After being kicked out of the school after tricking a girl into eating flies, Gordy stops by Spivey's farm, where the old man offers him a special manure with new ingredients, as a way to "call a truce." Gordy goes home to find his mother has thrown away all his flies, save for three he kept in a hiding spot. He places them in the jar of manure which causes the flies to grow to an immense size overnight. They attack Gordy when he wakes up, and the boy's parents find him with bloody stumps where his arms were. Gordy awakes the next day with prosthetic replacements.

=== Epilogue ===

The brothers explain that Gordy is now made fun of by the kids he used to pick on. Michael is incredulous, to which the brothers contend that Michael's story was far less believable. At that point, Uncle Henry arrives, and the brothers ask him to prove the story about Mr. Jenkins. Uncle Henry (also played by James Karen) then rips off his face, revealing the humanoid monster from "Bad Apples".

==Cast==
- Sean Astin as Michael
- Jason Horst as Kyle
- Joshua John Miller as Josh
- James Karen as Uncle Harry / Mr. Jenkins
- Clu Gulager as Custodian Jenkins
- Kathleen Freeman as Miss Titmarch
- Michael Bower	as Gordy Belcher
- Kirk Cameron as Mike Seaver
- Tracey Gold as Carol Seaver
- Jeremy Miller as Brad
- Mike Pniewski as Mr. Belcher
- Chelsea Noble as Anchor Woman
- Dana Ashbrook as Tough Dude
- Kimmy Robertson as Ride Operator
- Bill Erwin as Old Man
- Doug Benson as Zombie (as Doug Benson)

==Reception==

The film has received generally negative reviews over the years.
The film received 1.5 out of 5 stars by the editors of AllMovie. Culture author J.W. Ocker writes that despite "some legitimately creepy scenarios and special effects", the stories "aren't well put together" and the film's horror serves as "extremely minor stimuli".

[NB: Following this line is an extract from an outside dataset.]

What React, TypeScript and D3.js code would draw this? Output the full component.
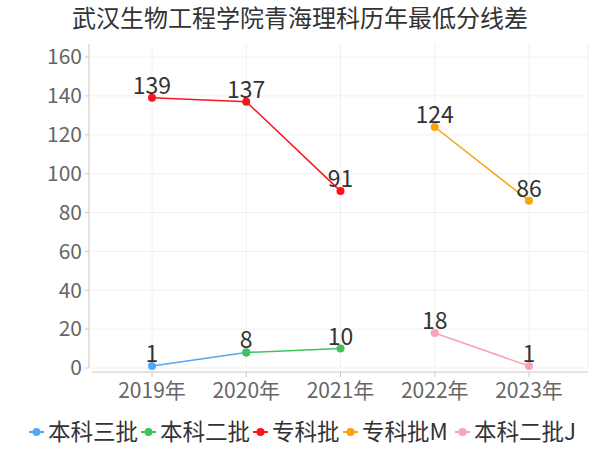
import React from "react";
import * as d3 from "d3";

const categories = ["2019年", "2020年", "2021年", "2022年", "2023年"];
const seriesNames = ["本科三批", "本科二批", "专科批", "专科批M", "本科二批J"];
const seriesColors = ["#52a8f3", "#40c45a", "#f8141e", "#f9a20c", "#f7a4b6"];
const s1: (number | null)[] = [1, 8, null, null, null];
const s2: (number | null)[] = [null, 8, 10, null, null];
const s3: (number | null)[] = [139, 137, 91, null, null];
const s4: (number | null)[] = [null, null, null, 124, 86];
const s5: (number | null)[] = [null, null, null, 18, 1];
const yTicks = [0, 20, 40, 60, 80, 100, 120, 140, 160];
const title = "武汉生物工程学院青海理科历年最低分线差";

const seriesValues = [s1, s2, s3, s4, s5];
const showLabel = [
  [true, true, false, false, false],
  [false, false, true, false, false],
  [true, true, true, false, false],
  [false, false, false, true, true],
  [false, false, false, true, true],
];

const FONT = "'Noto Sans CJK SC', 'Noto Sans', sans-serif";

export default function App() {
  const W = 600, H = 450;
  const left = 89, right = 588, top = 44, bottom = 368;
  const x = d3.scalePoint<string>().domain(categories).range([152, 529]);
  const y = d3.scaleLinear().domain([0, 160]).range([368, 57]);

  const line = d3
    .line<{ c: string; v: number | null }>()
    .defined((d) => d.v !== null)
    .x((d) => x(d.c) as number)
    .y((d) => y(d.v as number));

  const legendY = 432;
  const legendStarts = [29, 141, 253, 343, 455];

  return (
    <svg width={W} height={H} style={{ position: "absolute", left: 0, top: 0, background: "#fff" }} fontFamily={FONT}>
      <text x={300} y={27} textAnchor="middle" fontSize={24} fill="#333">{title}</text>

      {yTicks.map((t) => (
        <line key={"hg" + t} x1={92} x2={right} y1={y(t)} y2={y(t)} stroke="#f0f0f0" strokeWidth={1} />
      ))}
      {categories.map((c) => (
        <line key={"vg" + c} x1={x(c)} x2={x(c)} y1={top} y2={bottom} stroke="#f0f0f0" strokeWidth={1} />
      ))}
      <line x1={right} x2={right} y1={top} y2={bottom} stroke="#f0f0f0" strokeWidth={1} />

      <line x1={left} x2={left} y1={top} y2={bottom} stroke="#c8c8c8" strokeWidth={1} />
      {yTicks.map((t) => (
        <g key={"yt" + t}>
          <line x1={left - 4} x2={left} y1={y(t)} y2={y(t)} stroke="#c8c8c8" />
          <text x={82} y={y(t)} dy="0.35em" textAnchor="end" fontSize={21} fill="#666">{t}</text>
        </g>
      ))}

      <line x1={92} x2={right} y1={372} y2={372} stroke="#c8c8c8" strokeWidth={1} />
      {categories.map((c) => (
        <g key={"xt" + c}>
          <line x1={x(c)} x2={x(c)} y1={372} y2={377} stroke="#c8c8c8" />
          <text x={x(c)} y={398} textAnchor="middle" fontSize={21} fill="#666">{c}</text>
        </g>
      ))}

      {seriesValues.map((vals, si) => {
        const data = categories.map((c, i) => ({ c, v: vals[i] }));
        return (
          <g key={"s" + si}>
            <path d={line(data) || ""} fill="none" stroke={seriesColors[si]} strokeWidth={1.5} />
            {data.map((d, i) =>
              d.v === null ? null : (
                <circle key={i} cx={x(d.c)} cy={y(d.v)} r={4} fill={seriesColors[si]} />
              )
            )}
          </g>
        );
      })}
      {seriesValues.map((vals, si) =>
        categories.map((c, i) =>
          vals[i] !== null && showLabel[si][i] ? (
            <text key={"l" + si + i} x={x(c)} y={y(vals[i] as number) - 4} textAnchor="middle" fontSize={23} fill="#333">
              {vals[i]}
            </text>
          ) : null
        )
      )}

      {seriesNames.map((n, i) => (
        <g key={"lg" + i} transform={`translate(${legendStarts[i]},${legendY})`}>
          <line x1={0} x2={15} y1={0} y2={0} stroke={seriesColors[i]} strokeWidth={2} />
          <circle cx={7.5} cy={0} r={4} fill={seriesColors[i]} />
          <text x={19} y={0} dy="0.35em" fontSize={22.5} fill="#333">{n}</text>
        </g>
      ))}
    </svg>
  );
}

Horror movie critic John McCarty does compliment it, calling it a "little gem" and a "terrific hybrid of horror movie and comic book".

"Lor." of Variety criticized the film, writing that it's "an uneven anthology horror opus that shows more creativity in the creatures department than in the writing. It's a video release aimed at younger patrons than usual for the genre."